■ What to do
Return a copy of each line that holds the string "chart".

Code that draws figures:
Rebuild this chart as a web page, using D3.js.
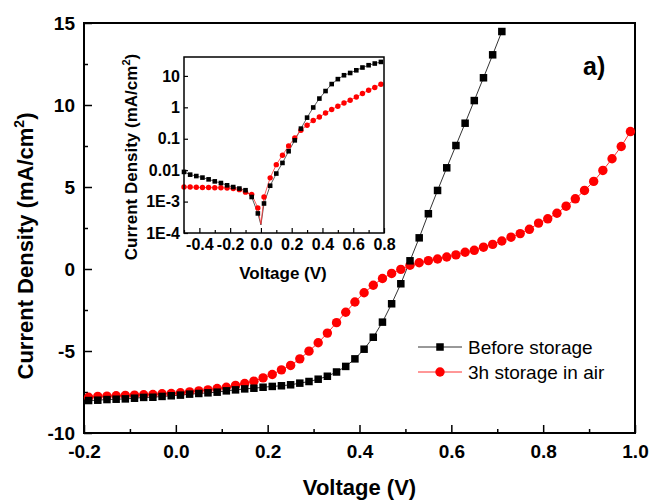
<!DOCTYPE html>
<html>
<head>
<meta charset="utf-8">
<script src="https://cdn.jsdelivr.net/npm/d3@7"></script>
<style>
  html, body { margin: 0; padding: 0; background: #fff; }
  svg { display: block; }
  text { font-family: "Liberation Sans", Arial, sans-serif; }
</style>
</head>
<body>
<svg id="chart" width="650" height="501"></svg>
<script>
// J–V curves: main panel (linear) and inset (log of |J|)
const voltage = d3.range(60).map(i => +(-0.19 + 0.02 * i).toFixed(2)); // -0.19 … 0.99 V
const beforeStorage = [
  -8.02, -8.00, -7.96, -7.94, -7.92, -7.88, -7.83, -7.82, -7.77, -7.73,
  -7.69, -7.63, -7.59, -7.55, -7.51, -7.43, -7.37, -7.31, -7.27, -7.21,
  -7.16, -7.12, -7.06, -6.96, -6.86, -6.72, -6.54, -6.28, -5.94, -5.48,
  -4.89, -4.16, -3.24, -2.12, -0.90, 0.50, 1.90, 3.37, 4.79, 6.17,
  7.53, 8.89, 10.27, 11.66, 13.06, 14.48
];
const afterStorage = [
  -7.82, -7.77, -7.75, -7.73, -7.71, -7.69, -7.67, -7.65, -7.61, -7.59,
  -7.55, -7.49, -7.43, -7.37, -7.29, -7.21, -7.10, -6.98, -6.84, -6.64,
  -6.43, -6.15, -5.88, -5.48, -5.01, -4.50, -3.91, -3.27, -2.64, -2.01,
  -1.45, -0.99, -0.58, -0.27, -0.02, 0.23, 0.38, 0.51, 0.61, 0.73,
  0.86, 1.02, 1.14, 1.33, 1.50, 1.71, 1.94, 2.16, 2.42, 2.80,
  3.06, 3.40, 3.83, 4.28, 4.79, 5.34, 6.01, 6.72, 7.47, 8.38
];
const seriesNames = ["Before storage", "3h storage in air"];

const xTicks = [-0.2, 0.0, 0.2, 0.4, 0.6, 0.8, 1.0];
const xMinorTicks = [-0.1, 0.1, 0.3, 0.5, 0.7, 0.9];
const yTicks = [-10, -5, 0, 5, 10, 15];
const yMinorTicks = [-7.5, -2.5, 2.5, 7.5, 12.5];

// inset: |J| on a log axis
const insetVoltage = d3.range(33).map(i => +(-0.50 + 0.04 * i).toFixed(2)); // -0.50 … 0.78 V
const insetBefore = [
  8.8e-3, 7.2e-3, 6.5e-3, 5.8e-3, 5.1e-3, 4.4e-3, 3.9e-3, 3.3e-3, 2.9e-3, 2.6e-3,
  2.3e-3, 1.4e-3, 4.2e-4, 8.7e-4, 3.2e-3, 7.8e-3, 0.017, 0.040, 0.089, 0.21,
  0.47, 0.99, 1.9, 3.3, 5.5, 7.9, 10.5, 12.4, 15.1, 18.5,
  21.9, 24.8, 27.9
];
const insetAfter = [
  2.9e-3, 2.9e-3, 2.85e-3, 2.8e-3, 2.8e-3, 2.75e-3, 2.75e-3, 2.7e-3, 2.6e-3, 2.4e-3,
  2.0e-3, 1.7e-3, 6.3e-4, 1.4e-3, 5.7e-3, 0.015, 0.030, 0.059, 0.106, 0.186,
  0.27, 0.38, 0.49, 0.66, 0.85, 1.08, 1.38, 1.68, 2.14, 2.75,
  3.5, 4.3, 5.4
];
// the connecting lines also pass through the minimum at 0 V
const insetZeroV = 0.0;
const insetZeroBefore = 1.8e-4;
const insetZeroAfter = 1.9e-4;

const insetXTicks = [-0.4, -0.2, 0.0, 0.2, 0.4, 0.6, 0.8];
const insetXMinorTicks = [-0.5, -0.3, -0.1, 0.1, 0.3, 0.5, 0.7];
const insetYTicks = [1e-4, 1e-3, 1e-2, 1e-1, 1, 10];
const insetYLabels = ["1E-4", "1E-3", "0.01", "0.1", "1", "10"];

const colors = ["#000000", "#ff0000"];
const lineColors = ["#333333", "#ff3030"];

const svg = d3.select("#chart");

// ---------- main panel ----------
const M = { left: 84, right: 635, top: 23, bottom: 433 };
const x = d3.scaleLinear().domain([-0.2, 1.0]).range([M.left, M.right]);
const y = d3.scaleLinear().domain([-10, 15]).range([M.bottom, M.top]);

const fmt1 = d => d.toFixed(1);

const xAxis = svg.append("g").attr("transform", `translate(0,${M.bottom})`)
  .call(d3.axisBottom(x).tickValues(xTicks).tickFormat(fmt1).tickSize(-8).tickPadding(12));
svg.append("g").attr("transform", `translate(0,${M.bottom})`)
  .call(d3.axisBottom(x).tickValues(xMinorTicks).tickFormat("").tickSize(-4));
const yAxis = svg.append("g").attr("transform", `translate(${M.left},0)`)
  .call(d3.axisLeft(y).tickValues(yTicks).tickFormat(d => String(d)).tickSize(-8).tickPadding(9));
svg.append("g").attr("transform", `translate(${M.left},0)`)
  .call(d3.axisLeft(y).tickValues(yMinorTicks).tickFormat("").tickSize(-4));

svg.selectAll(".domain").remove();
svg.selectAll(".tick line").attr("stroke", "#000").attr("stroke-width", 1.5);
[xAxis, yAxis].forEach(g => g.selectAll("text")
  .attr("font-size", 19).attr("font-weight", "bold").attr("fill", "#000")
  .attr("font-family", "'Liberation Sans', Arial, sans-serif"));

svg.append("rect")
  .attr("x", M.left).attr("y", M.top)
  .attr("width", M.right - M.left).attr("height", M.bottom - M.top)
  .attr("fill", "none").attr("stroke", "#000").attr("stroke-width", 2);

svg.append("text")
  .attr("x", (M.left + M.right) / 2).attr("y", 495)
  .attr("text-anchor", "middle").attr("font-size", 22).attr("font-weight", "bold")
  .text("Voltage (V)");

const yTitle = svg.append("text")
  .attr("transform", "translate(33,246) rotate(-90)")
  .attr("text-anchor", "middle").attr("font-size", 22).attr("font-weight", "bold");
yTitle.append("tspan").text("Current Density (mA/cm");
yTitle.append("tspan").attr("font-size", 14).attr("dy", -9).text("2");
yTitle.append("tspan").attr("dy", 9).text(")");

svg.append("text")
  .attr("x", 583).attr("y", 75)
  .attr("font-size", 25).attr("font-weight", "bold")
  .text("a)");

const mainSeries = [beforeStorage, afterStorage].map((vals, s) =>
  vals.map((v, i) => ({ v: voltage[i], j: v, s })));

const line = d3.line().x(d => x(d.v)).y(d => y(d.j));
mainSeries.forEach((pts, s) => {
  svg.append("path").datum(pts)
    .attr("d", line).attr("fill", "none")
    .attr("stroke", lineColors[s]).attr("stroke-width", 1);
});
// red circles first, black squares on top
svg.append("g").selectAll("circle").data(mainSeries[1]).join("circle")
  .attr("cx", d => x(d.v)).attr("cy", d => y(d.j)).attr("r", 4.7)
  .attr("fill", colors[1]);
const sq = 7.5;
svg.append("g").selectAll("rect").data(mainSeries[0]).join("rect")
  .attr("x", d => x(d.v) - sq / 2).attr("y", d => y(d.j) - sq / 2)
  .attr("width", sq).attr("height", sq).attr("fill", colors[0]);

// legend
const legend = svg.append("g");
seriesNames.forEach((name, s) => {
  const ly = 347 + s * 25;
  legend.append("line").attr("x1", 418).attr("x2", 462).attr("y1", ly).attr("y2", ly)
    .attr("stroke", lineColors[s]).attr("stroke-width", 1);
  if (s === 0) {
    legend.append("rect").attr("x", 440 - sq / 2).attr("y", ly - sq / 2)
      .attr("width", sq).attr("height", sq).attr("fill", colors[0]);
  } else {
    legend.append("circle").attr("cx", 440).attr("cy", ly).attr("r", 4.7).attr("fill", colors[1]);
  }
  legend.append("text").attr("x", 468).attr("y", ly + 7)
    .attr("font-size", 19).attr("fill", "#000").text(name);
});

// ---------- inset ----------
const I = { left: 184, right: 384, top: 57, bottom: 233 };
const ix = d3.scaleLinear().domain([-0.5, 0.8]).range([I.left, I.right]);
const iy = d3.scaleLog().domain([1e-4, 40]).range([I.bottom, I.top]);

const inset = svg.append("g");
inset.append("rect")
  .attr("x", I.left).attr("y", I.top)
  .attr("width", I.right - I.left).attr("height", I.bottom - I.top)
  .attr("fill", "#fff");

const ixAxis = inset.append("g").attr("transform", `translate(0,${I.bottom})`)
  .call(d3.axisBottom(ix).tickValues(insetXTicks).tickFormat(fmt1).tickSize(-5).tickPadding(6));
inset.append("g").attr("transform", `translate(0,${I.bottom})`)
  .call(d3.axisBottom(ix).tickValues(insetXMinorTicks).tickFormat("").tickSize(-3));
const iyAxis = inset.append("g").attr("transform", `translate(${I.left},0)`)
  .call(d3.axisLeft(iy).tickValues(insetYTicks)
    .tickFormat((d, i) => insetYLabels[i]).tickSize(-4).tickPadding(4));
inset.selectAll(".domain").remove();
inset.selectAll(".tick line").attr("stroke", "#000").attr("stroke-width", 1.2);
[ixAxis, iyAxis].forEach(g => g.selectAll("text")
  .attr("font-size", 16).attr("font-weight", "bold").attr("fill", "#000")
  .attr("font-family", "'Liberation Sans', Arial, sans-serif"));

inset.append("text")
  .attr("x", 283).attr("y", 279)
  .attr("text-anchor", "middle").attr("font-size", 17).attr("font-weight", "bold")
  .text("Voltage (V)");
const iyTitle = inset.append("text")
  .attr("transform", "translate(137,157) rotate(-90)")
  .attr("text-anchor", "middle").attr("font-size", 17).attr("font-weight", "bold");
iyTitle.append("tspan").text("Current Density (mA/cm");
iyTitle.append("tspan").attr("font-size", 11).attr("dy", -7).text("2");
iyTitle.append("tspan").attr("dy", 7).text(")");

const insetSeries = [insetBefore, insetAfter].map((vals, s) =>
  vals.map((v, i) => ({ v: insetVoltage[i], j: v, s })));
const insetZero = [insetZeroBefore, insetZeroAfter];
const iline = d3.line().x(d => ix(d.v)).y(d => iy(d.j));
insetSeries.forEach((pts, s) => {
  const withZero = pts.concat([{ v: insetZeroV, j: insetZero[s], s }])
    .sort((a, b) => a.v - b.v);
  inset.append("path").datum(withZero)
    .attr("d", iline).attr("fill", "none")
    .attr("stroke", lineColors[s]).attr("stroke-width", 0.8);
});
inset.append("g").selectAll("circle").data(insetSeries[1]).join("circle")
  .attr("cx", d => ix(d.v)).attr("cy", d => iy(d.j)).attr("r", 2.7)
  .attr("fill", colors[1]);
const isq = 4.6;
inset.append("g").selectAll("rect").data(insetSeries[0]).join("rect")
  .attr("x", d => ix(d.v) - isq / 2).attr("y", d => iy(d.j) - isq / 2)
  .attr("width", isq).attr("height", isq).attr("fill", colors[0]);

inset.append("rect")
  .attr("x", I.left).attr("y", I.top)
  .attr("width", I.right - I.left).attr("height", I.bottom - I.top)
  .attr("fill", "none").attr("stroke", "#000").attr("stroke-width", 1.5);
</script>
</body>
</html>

---

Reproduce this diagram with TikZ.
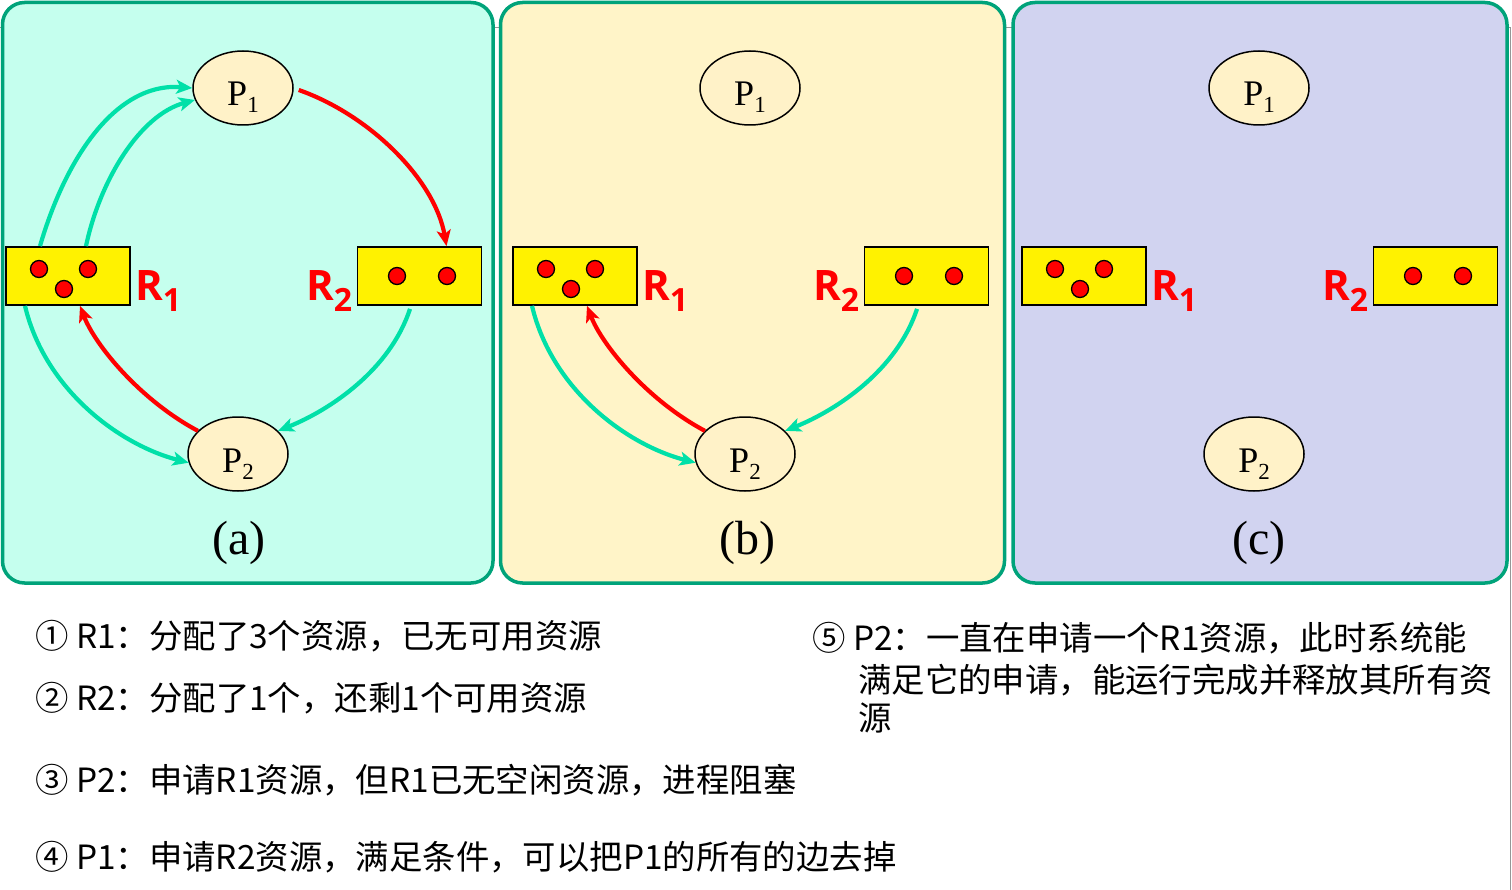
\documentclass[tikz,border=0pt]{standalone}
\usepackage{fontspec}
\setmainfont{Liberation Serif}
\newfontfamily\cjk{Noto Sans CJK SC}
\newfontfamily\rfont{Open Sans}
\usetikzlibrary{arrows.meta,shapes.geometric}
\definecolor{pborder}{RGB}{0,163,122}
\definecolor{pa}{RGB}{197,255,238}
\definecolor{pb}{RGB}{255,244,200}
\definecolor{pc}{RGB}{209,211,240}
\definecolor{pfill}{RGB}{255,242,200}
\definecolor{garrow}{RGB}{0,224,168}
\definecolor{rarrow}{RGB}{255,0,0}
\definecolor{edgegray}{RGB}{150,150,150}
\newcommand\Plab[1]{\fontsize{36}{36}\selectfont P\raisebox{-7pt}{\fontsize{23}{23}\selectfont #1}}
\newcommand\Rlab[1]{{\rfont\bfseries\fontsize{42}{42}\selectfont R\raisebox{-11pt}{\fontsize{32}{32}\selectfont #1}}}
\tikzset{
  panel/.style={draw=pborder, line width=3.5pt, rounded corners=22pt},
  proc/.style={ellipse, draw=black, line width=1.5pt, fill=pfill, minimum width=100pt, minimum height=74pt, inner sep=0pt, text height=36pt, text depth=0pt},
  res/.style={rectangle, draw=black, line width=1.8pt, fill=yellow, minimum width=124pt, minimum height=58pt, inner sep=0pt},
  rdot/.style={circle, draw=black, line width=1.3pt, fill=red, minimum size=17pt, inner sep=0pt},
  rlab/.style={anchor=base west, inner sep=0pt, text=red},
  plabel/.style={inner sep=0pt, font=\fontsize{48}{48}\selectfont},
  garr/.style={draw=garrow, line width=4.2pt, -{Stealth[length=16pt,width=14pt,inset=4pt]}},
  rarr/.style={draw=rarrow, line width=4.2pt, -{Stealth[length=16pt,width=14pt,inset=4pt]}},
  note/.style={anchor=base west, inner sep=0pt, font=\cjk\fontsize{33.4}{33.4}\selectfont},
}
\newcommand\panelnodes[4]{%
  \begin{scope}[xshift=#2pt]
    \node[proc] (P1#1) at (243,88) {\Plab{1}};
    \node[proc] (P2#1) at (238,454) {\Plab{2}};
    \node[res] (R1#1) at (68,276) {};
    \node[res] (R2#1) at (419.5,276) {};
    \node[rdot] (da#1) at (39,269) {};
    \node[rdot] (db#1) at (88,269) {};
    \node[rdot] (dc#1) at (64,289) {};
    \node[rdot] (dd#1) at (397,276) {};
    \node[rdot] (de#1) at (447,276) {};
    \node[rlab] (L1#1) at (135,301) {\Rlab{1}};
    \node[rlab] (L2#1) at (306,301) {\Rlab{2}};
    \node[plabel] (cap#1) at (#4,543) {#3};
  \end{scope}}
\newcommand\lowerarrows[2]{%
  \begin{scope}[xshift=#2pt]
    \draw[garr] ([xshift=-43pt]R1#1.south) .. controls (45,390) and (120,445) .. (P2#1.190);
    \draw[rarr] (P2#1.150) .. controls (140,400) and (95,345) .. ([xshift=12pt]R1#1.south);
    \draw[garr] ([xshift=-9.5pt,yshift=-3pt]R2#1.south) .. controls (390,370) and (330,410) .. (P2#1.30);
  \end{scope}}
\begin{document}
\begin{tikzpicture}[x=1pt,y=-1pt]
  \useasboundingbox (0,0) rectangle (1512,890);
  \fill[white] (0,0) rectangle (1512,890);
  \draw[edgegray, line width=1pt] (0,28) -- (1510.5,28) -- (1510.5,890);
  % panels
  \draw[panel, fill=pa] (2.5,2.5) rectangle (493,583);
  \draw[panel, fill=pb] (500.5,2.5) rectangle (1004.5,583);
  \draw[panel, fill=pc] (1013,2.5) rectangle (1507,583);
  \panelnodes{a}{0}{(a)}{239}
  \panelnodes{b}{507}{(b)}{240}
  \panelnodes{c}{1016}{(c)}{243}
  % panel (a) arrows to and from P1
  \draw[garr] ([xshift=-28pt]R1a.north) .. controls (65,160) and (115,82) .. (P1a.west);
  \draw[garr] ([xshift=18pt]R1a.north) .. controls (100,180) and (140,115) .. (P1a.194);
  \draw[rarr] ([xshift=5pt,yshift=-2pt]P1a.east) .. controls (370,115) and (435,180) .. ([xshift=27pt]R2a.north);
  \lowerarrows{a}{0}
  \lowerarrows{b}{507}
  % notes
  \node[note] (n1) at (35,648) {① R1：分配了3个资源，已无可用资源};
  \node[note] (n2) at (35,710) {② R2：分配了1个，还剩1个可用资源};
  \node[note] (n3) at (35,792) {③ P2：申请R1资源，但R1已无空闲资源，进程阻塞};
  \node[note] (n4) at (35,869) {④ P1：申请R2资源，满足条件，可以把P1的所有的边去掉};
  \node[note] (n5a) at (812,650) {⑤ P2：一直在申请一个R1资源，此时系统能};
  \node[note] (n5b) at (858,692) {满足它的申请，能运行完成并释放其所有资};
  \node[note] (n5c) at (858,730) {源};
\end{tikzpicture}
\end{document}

■ Solution to this problem
Rebuild this chart as a web page, using D3.js.
<svg id="chart" width="650" height="501"></svg>
const svg = d3.select("#chart");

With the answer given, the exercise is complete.